Until all Karm, which are the cause of knowing difference, don't get destroyed, till then only the people see this world and Brahm different. Where all differences disappear, where there is only Sat, which cannot be described, the same is called Brahm Gyaan. Yogee cannot meditate on that form first, that is why he should first meditate on His Sa-Aakaar form. This whole world is Vishnu's form with Shakti (power).
Shakti is of three types - Paraa, A-Paraa and Karm Shakti. Vishnu is said to be "Paraa Shakti". "Kshetragya" (soul) is A-Paraa Shakti, "A-Vidyaa" (ignorance) is said to be Karm Shakti. Kshetragya is in all bodies, but in this world it is covered with Karm Shakti and thus suffers with worldly sorrows. This Kshetragya Shakti is very little in non-living beings, more than them it is in trees and mountains etc; and more than them it is in snakes etc; and more than them it is in birds; and more than them it is in deer etc animals; and more than them it is in human beings. More than human beings it is in Naag, Gandharv, Yaksh etc Devtaa; and more than them it is in Indra; more than Indra it is in Prajaapati; and more than Prajaapati it is in Hiranyagarbh Brahmaa Jee. Still all are the bodies of the same Paramaatmaa. Beyond the three Bhagavana, Vishnu is the only auspicious resting place for Yogee. Besides Bhagavaan, all other Aashraya are impure.
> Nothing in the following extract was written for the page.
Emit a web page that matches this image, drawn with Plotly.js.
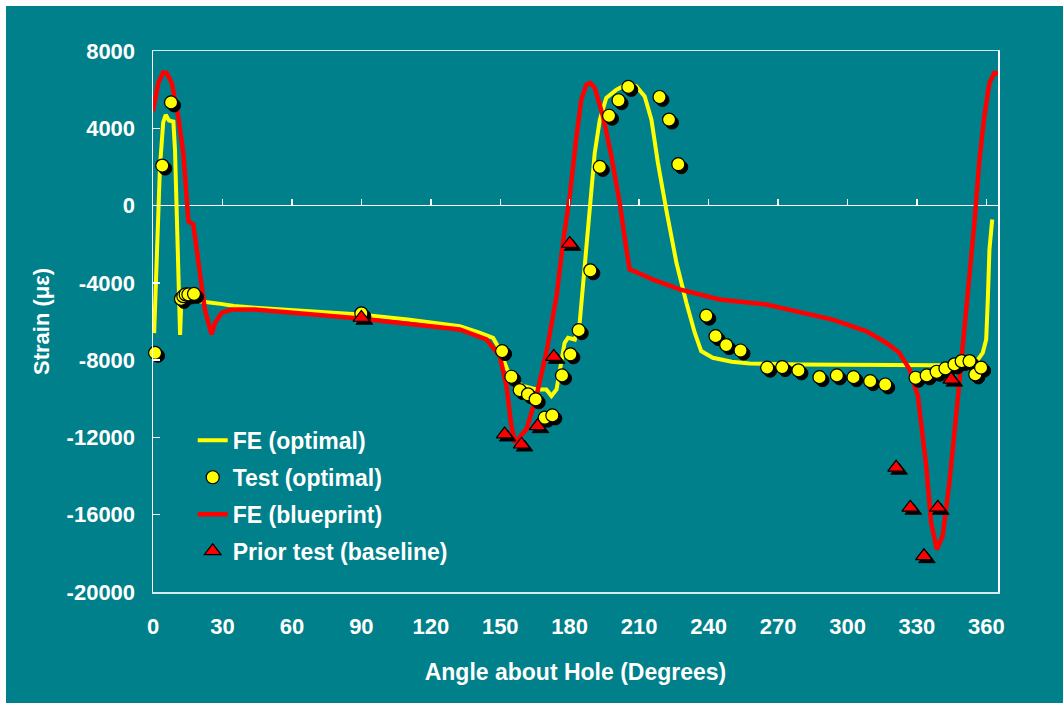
<!DOCTYPE html>
<html><head><meta charset="utf-8">
<script src="https://cdn.plot.ly/plotly-3.0.1.min.js"></script>
<style>
html,body{margin:0;padding:0;background:#ffffff;width:1063px;height:703px;overflow:hidden}
#chart{position:absolute;left:6px;top:6px;width:1057px;height:697px}
</style></head><body><div id="chart"></div>
<script>
// ---- data (angle in degrees, strain in microstrain) ----
const angleFEoptimal = [0.5,1.6,3,4.4,5.5,6.9,8.8,9.5,10.2,10.9,11.7,12.3,15,20,30,35,44,89.4,110,132.5,141,146.9,149.8,154.1,159.8,165.6,169.9,172.1,174.3,175.7,177.8,179.3,182.2,184.3,185.7,187.2,188.6,190.8,193,195.8,200.2,204.5,208.8,212.4,215.3,218.1,221.7,226.1,230.4,234,236.8,241.8,250,257.7,279.3,300,322.4,339.7,350,355.8,358.4,359.9,360.6,361.3,362.5];
const strainFEoptimal = [-6600,-2300,2000,4300,4700,4400,4350,2900,-550,-4000,-6700,-4700,-4800,-4950,-5100,-5200,-5290,-5640,-5900,-6240,-6580,-6850,-7450,-8830,-9340,-9520,-9520,-9860,-9520,-8480,-7100,-6840,-6930,-6070,-4170,-1590,140,2720,4450,5570,6000,6260,6170,5650,4450,2210,-210,-2960,-5030,-6580,-7530,-7880,-8080,-8170,-8220,-8250,-8270,-8270,-8200,-8050,-7620,-6930,-4860,-2280,-720];

const angleTest = [0.9,4.0,7.8,12.1,13.1,14.1,15.3,17.7,90,150.8,154.8,158.4,162,165.3,169.2,172.5,176.7,180.3,183.9,188.9,193,197,201.1,205.3,218.8,222.9,226.9,239,243,247.6,253.8,265.3,271.8,278.8,287.9,295.4,302.6,309.8,316.3,329.4,334.2,338.5,342.3,346.2,349.3,352.7,355.2,357.7];
const strainTest = [-7620,2070,5340,-4830,-4690,-4600,-4600,-4570,-5580,-7530,-8860,-9550,-9770,-10030,-10980,-10860,-8790,-7700,-6450,-3350,2000,4650,5450,6140,5620,4450,2140,-5700,-6760,-7220,-7500,-8390,-8360,-8530,-8880,-8790,-8880,-9090,-9260,-8910,-8790,-8600,-8430,-8220,-8050,-8050,-8740,-8390];

const angleFEblueprint = [0,2.3,4.4,5.9,8.1,10.9,13.1,14.5,15.3,17.4,19.6,22.4,25.3,26.8,29.7,34,44,89.4,132.5,144,149.8,152.7,154.8,156.3,161.3,165.6,169.9,174.3,177.1,180,182.9,185,187.2,188.9,190.8,194.4,198,201.6,204.5,205.9,208,216,227.5,236.1,244.7,264.9,293.6,308,316.7,322.4,326.8,330.4,332.5,334,336.1,338.6,341.1,344,347.6,351.2,354.8,357,359.1,361.3,363.4,365];
const strainFEblueprint = [4880,6350,6890,6860,6350,4620,2720,830,-810,-980,-2960,-5380,-6670,-6070,-5550,-5380,-5380,-5850,-6410,-6930,-7790,-9340,-11410,-12270,-11580,-9860,-7620,-4690,-1930,480,3580,5480,6260,6350,6090,4620,2550,140,-2280,-3310,-3400,-3830,-4340,-4600,-4860,-5120,-5900,-6500,-7100,-7620,-8480,-9860,-11930,-13480,-16410,-17790,-17100,-14340,-10030,-5720,-900,2380,4620,6350,6860,6830];

const anglePrior = [90,151.9,159.2,166.1,173.1,180,321,327.1,333,339,344.8];
const strainPrior = [-5800,-11840,-12360,-11410,-7820,-1970,-13560,-15630,-18140,-15630,-9000];

const xTickVals = [0,30,60,90,120,150,180,210,240,270,300,330,360];
const xTickText = ['0','30','60','90','120','150','180','210','240','270','300','330','360'];
const yTickVals = [-20000,-16000,-12000,-8000,-4000,0,4000,8000];
const yTickText = ['-20000','-16000','-12000','-8000','-4000','0','4000','8000'];

const seriesNames = ['FE (optimal)','Test (optimal)','FE (blueprint)','Prior test (baseline)'];

// ---- layout geometry ----
const W = 1057, H = 697;
const M = {l:147, r:65, t:45, b:111, pad:0};
const xRange = [0, 365], yRange = [-20000, 8000];
const plotW = W - M.l - M.r, plotH = H - M.t - M.b;
const shadowPx = 3;
const dx = shadowPx * (xRange[1]-xRange[0]) / plotW;
const dy = shadowPx * (yRange[1]-yRange[0]) / plotH;

const font = {family:'Liberation Sans, Arial, sans-serif', size:22, color:'#ffffff', weight:'bold'};
const bigFont = {family:'Liberation Sans, Arial, sans-serif', size:23, color:'#ffffff', weight:'bold'};
const teal = '#00808A';

const traces = [
  // shadows (drawn on a shifted overlay)
  {x:angleTest, y:strainTest, type:'scatter', mode:'markers', xaxis:'x2', yaxis:'y2', showlegend:false, hoverinfo:'skip', cliponaxis:false,
   marker:{symbol:'circle', size:13, color:'#000000', line:{width:1, color:'#000000'}}},
  {x:anglePrior, y:strainPrior, type:'scatter', mode:'markers', xaxis:'x2', yaxis:'y2', showlegend:false, hoverinfo:'skip', cliponaxis:false,
   marker:{symbol:'triangle-up', size:14.5, color:'#000000', line:{width:1, color:'#000000'}}},
  // main series
  {x:angleFEoptimal, y:strainFEoptimal, name:seriesNames[0], legendgroup:'a', type:'scatter', mode:'lines', xaxis:'x', yaxis:'y',
   line:{color:'#FFFF00', width:4}},
  {x:angleTest, y:strainTest, name:seriesNames[1], legendgroup:'b', type:'scatter', mode:'markers', xaxis:'x3', yaxis:'y', cliponaxis:false,
   marker:{symbol:'circle', size:13, color:'#FFFF00', line:{width:1.2, color:'#000000'}}},
  {x:angleFEblueprint, y:strainFEblueprint, name:seriesNames[2], legendgroup:'c', type:'scatter', mode:'lines', xaxis:'x', yaxis:'y',
   line:{color:'#FF0000', width:4.5}},
  {x:anglePrior, y:strainPrior, name:seriesNames[3], legendgroup:'d', type:'scatter', mode:'markers', xaxis:'x3', yaxis:'y', cliponaxis:false,
   marker:{symbol:'triangle-up', size:14.5, color:'#FF0000', line:{width:1.2, color:'#000000'}}}
];

const layout = {
  width:W, height:H, margin:M,
  paper_bgcolor:teal, plot_bgcolor:'rgba(0,0,0,0)',
  font:font, showlegend:true, hovermode:false,
  legend:{x:0.047, y:0.32, xanchor:'left', yanchor:'top', bgcolor:'rgba(0,0,0,0)', borderwidth:0,
          font:bigFont, tracegroupgap:4, traceorder:'grouped'},
  xaxis:{range:xRange, tickvals:xTickVals, ticktext:xTickText, ticks:'', showgrid:false, zeroline:false,
         showline:true, mirror:true, linecolor:'#d4eaec', linewidth:1.5, tickfont:font, ticklabelstandoff:14,
         title:{text:'Angle about Hole (Degrees)', font:bigFont, standoff:26}},
  yaxis:{range:yRange, tickvals:yTickVals, ticktext:yTickText, ticks:'inside', ticklen:7, tickwidth:1.5, tickcolor:'#ffffff',
         showgrid:false, zeroline:true, zerolinecolor:'#ffffff', zerolinewidth:1.5,
         showline:true, mirror:true, linecolor:'#ffffff', linewidth:1.5, tickfont:font, ticklabelstandoff:12,
         title:{text:'Strain (\u03bc\u03b5)', font:font, standoff:11}},
  xaxis2:{overlaying:'x', range:[xRange[0]-dx, xRange[1]-dx], visible:false},
  yaxis2:{overlaying:'y', range:[yRange[0]+dy, yRange[1]+dy], visible:false},
  xaxis3:{overlaying:'x', anchor:'free', position:(0-yRange[0])/(yRange[1]-yRange[0]), range:xRange,
          tickvals:xTickVals, ticks:'inside', ticklen:7, tickwidth:1.5, tickcolor:'#ffffff',
          showticklabels:false, showline:false, showgrid:false, zeroline:false}
};

Plotly.newPlot('chart', traces, layout, {staticPlot:true, displayModeBar:false});
</script></body></html>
To think about Bhagavaan is called Dhaaranaa and Dhaaranaa is not possible without any base, therefore one should meditate upon His some kind of beautiful form. Thus he should meditate upon His form until his mind settles down, so that every moment His form is in front of His eyes. After this one should meditate upon the form in which He doesn't have anything in His hands, only Yagyopaveet on His body. When this form is stabilized then one should meditate upon the form that is without ornaments; after this one should meditate upon one part of His body (face, feet etc). In whatever one feels the presence of Bhagavaan, meditating upon such a thing continuously, without any desire, is called meditation (Dhyaan). This is completed by Yam, Niyam etc six parts. When that unimaginable form can be meditated upon, that is called Samaadhi. (see Yog and Praanaayaam)
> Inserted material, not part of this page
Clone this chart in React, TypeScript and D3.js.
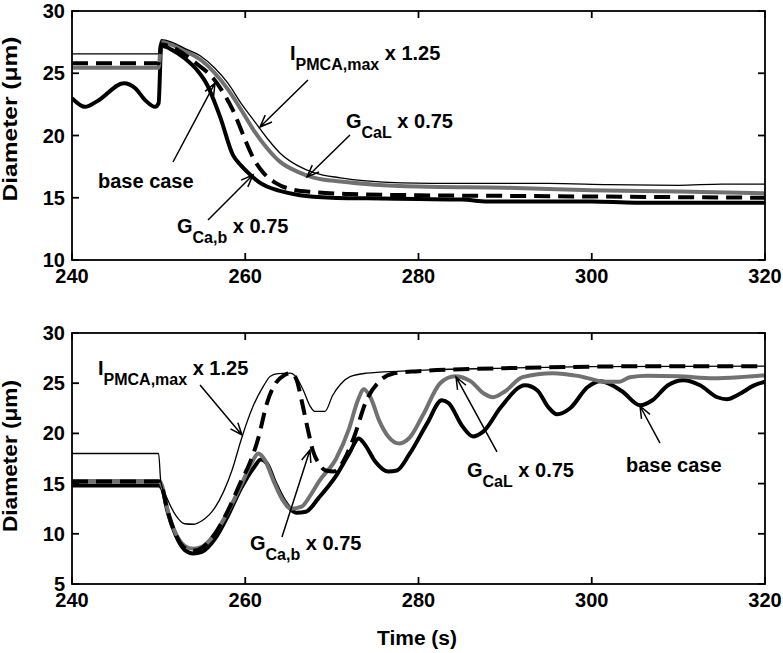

The attainable thing is Paramaatmaa, and the means to attain Him is the Gyaan which can help you to reach the state of Samaadhi, and the able candidate is the Aatmaa without any desire. Kshetragya (Aatmaa or Soul) is the doer, Gyaan is the means and by the means of Gyaan Kshetragya attains Mukti. Although to treat Kshetragya and Paramaatmaa as different is only ignorance, but still when this ignorance is gone then there is no difference between Aatmaa and Brahm. In that situation who will discriminate? I told you what you asked me, now tell me what else should I tell you?"
Keshidhwaj said - "Today my all ignorance is gone. When I used the word "my", it was all my ignorance. Use of "I" and "mine" is the sign of ignorance. Paramaarth is indescribable, because it is not the subject of speech." After this Khaandikya worshipped Keshidhwaj and returned to his kingdom. Khaandikya then went to Vishaalaa Puree (Badarik Aashram). There he meditated upon Bhagavaan and attained Moksh.